Without an actual mandate from the theatre, and without staff enforcing the wearing of masks, theatre audiences are widely unmasked. I assumed that the kind of people choosing to see The Normal Heart, people voluntarily seeing a heart breaker about this sort of systemic and personal failure to curb a pandemic and help victims, would be the kind of people still wearing masks and giving a shit. I was very wrong!

I honestly still cannot wrap my head around the extraordinary irony of listening to Ned scream at his friends and community members about how they don’t care and aren’t doing enough, while we were sitting next to people who don’t care and aren’t doing enough, and who have the gall to cheer (and then ignore) the lessons being taught onstage. It’s seriously distressing to hear these lines about how other people are pretending nothing’s wrong and they don’t care if others die so long as they can go on acting in their own self interest, when that’s exactly what’s happening. It took all my strength not to turn to all the maskless people and be like, ‘aren’t you guys hearing this?’ Dr. Brookner’s big moment has her screaming at a medical committee that decides not to fund her research into AIDS; she yells at them to just do something, anything, or they would all be dead before they could. And the audience APPLAUDED. The people around us coughing and not covering their mouths and wearing their masks around their necks APPLAUDED. No, it’s not the same, what people could be doing to help now versus what they could do then. Because what we could do now is unbelievably simple and we have the scientific community’s data and backing instead of deadly stymieing. Just wear a mask. And you’re still refusing. You’re clapping at someone in play being angry at others for not doing anything, and yet you are refusing to do the easiest fucking thing of putting a fucking piece of cloth over your nose.
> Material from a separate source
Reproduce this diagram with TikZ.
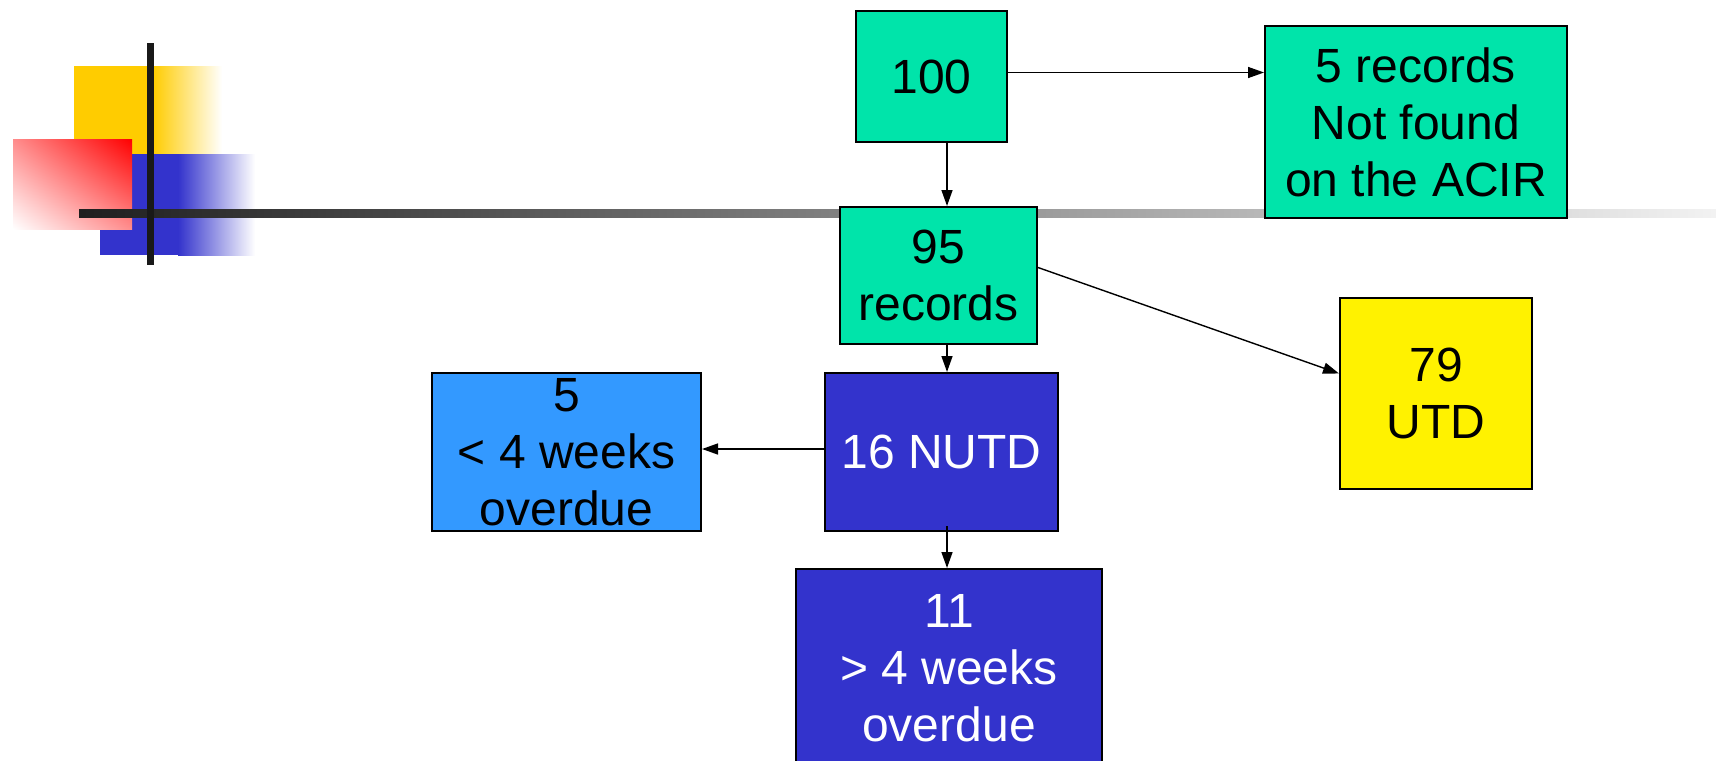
\documentclass[tikz,border=0pt]{standalone}
\usepackage{fontspec}
\setmainfont{Liberation Sans}
\usetikzlibrary{arrows.meta, shadings}

\definecolor{boxgreen}{RGB}{0,228,170}
\definecolor{boxblue}{RGB}{51,51,204}
\definecolor{skyblue}{RGB}{51,153,255}
\definecolor{logoyellow}{RGB}{255,204,0}

\begin{document}
\begin{tikzpicture}[x=0.5pt, y=-0.5pt,
    box/.style={draw, rectangle, line width=1pt, inner sep=0pt, align=center,
        font=\fontsize{24}{28.5}\selectfont},
    link/.style={-{Triangle[length=8pt, width=5.5pt]}, line width=0.7pt}]
    \useasboundingbox (0,0) rectangle (1716,760);

    % Slide logo and rule
    \fill[logoyellow] (74,66) rectangle (153,155);
    \shade[left color=logoyellow, right color=white] (153,66) rectangle (222,155);
    \fill[boxblue] (100,154) rectangle (178,255);
    \shade[left color=boxblue, right color=white] (178,154) rectangle (255,255);
    \shade[upper right=red, lower left=white, upper left=red!45, lower right=red!45] (13,139) rectangle (132,229);
    \shade[left color=black!88, right color=black!5] (79,209) rectangle (1716,217);
    \fill[black!90] (147,43) rectangle (154,265);

    % Record status flowchart
    \node[box, fill=boxgreen, minimum width=75.5pt, minimum height=65.5pt] (total) at (931.5,76.5) {100};
    \node[box, fill=boxgreen, minimum width=151pt, minimum height=96pt] (missing) at (1416,122) {5 records\\Not found\\on the ACIR};
    \node[box, fill=boxgreen, minimum width=98.5pt, minimum height=68.5pt] (found) at (938.5,275.5) {95\\records};
    \node[box, fill=yellow, minimum width=96pt, minimum height=95.5pt] (utd) at (1436,393.5) {79\\UTD};
    \node[box, fill=boxblue, text=white, minimum width=116.5pt, minimum height=79pt] (nutd) at (941.5,452) {16 NUTD};
    \node[box, fill=skyblue, minimum width=134.5pt, minimum height=79pt] (recent) at (566.5,452) {5\\< 4 weeks\\overdue};
    \node[box, fill=boxblue, text=white, minimum width=153pt, minimum height=99.5pt] (late) at (949,668.5) {11\\> 4 weeks\\overdue};

    \coordinate (axis) at (947,0);

    \draw[link] ([yshift=2pt]total.east) -- ([yshift=2pt]total.east -| missing.west);
    \draw[link] (total.south -| axis) -- (found.north -| axis);
    \draw[link] ([yshift=4pt]found.east) -- ([yshift=10pt]utd.west);
    \draw[link] (found.south -| axis) -- (nutd.north -| axis);
    \draw[link] ([yshift=1.5pt]nutd.west) -- ([yshift=1.5pt]recent.east);
    \draw[link] ([yshift=3pt]nutd.south -| axis) -- (late.north -| axis);
\end{tikzpicture}
\end{document}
I do believe that individuals in our theatre community have a lot to answer for; two years in, we have the knowledge and ability to be responsible members of society on our own volition, without being ordered to give a shit by controlling entities or governments. But, as we’ve seen, humans won’t do the right thing en masse unless ordered to. So I blame the National Theatre, having the balls to put this show on and ignore its lessons by not enforcing mask wearing or having literally any awareness of it being a pandemic. (I also continue to blame the NT for its long-standing problem of having no ushers around in case of trouble. A few times up in the circle in the past years, I’ve searched desperately for a staff member to help with issues (including one audience member who was ill), and couldn’t find anyone in the whole upper level lobby or anything. They never have anyone anywhere once the show starts. Ridic.) And above all, it is the systemic fault of the Society of London Theatres and UK Theatre membership organizations for not issuing ANY regulations for their theatres. (Obsessed with their bullshit CYAs, like how SOLT’s website has a section for ‘well-being’ to help members and stuff deal with the pandemic. You know what would help everyone’s well-being? A mask mandate.) Literally while writing this, I got an email from Telecharge reminding me how all Broadway theatres are requiring proof of vaccination and enforcing mask wearing. Londoners, you officially lose your right to make fun of Americans. If Broadway can do this, London can do this. FUCKING DO IT.